Write out the listing, please, but only from its first line through the line containing "y_ticks = [0, 10000, 20000, 30000, 40000, 50000, 60000]", exactly as given and without pictures.

__________

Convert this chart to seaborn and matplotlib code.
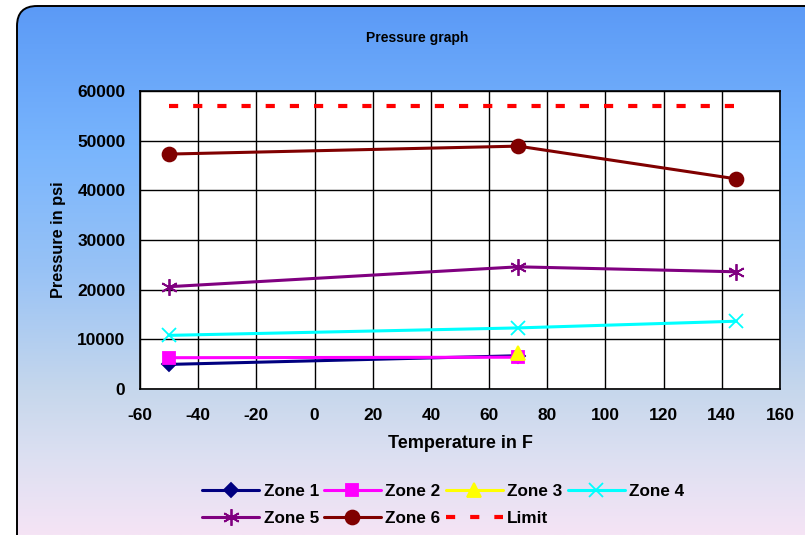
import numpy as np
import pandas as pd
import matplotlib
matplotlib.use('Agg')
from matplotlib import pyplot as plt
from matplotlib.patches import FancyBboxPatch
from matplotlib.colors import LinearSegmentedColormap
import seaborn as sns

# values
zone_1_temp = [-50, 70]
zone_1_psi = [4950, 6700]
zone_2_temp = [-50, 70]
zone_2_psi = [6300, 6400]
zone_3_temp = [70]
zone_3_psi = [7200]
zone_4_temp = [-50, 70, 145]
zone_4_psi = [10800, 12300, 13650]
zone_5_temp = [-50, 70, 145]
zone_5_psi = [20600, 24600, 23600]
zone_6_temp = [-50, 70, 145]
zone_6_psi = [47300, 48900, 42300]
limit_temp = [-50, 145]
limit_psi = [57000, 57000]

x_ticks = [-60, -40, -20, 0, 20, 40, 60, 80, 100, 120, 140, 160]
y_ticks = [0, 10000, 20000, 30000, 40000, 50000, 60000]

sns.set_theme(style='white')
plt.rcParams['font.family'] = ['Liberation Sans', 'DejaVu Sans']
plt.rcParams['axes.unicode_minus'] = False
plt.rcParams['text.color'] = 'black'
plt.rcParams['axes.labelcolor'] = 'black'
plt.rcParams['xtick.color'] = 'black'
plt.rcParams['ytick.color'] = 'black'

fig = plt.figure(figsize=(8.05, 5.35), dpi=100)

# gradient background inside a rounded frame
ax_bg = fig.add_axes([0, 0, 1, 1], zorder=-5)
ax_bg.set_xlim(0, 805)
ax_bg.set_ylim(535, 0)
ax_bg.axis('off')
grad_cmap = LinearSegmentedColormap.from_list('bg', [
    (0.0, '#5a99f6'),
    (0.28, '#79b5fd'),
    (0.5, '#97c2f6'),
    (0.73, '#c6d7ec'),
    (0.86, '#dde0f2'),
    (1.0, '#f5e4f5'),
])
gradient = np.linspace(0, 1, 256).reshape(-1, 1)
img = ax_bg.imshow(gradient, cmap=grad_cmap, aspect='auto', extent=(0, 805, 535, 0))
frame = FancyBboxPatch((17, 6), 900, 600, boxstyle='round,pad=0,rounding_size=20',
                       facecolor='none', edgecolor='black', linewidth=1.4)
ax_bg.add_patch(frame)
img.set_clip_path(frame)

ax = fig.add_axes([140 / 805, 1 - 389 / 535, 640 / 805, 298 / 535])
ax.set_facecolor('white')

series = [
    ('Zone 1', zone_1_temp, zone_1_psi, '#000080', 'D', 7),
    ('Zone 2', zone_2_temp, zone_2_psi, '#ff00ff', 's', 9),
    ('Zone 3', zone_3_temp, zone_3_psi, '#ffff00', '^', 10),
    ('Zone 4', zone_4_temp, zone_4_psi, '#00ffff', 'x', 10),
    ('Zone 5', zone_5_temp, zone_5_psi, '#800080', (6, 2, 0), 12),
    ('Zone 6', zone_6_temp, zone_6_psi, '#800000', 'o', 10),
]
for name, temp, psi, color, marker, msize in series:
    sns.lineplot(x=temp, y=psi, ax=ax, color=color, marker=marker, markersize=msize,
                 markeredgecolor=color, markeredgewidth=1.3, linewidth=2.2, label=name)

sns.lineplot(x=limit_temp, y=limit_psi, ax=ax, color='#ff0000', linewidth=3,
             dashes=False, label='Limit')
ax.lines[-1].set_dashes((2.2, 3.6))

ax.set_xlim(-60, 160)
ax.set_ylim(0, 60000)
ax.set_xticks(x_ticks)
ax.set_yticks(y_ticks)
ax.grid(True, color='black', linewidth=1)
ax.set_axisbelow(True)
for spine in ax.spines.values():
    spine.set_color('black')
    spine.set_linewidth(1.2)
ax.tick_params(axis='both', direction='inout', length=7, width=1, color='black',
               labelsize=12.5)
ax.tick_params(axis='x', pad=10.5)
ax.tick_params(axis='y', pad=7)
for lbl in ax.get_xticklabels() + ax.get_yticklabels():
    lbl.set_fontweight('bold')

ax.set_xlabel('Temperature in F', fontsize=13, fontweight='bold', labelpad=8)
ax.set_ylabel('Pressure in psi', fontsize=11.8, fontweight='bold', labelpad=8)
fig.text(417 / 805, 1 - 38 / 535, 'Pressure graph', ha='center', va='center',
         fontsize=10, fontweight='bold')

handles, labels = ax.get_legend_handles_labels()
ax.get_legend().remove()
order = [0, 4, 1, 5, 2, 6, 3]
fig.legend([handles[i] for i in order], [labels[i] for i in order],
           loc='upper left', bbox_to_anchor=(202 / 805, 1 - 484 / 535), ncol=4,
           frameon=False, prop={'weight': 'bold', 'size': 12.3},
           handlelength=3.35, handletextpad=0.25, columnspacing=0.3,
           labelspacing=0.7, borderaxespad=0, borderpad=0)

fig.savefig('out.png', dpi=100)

__________

WRITTEN ANSWER
Convert this chart to seaborn and matplotlib code.
import numpy as np
import pandas as pd
import matplotlib
matplotlib.use('Agg')
from matplotlib import pyplot as plt
from matplotlib.patches import FancyBboxPatch
from matplotlib.colors import LinearSegmentedColormap
import seaborn as sns

# values
zone_1_temp = [-50, 70]
zone_1_psi = [4950, 6700]
zone_2_temp = [-50, 70]
zone_2_psi = [6300, 6400]
zone_3_temp = [70]
zone_3_psi = [7200]
zone_4_temp = [-50, 70, 145]
zone_4_psi = [10800, 12300, 13650]
zone_5_temp = [-50, 70, 145]
zone_5_psi = [20600, 24600, 23600]
zone_6_temp = [-50, 70, 145]
zone_6_psi = [47300, 48900, 42300]
limit_temp = [-50, 145]
limit_psi = [57000, 57000]

x_ticks = [-60, -40, -20, 0, 20, 40, 60, 80, 100, 120, 140, 160]
y_ticks = [0, 10000, 20000, 30000, 40000, 50000, 60000]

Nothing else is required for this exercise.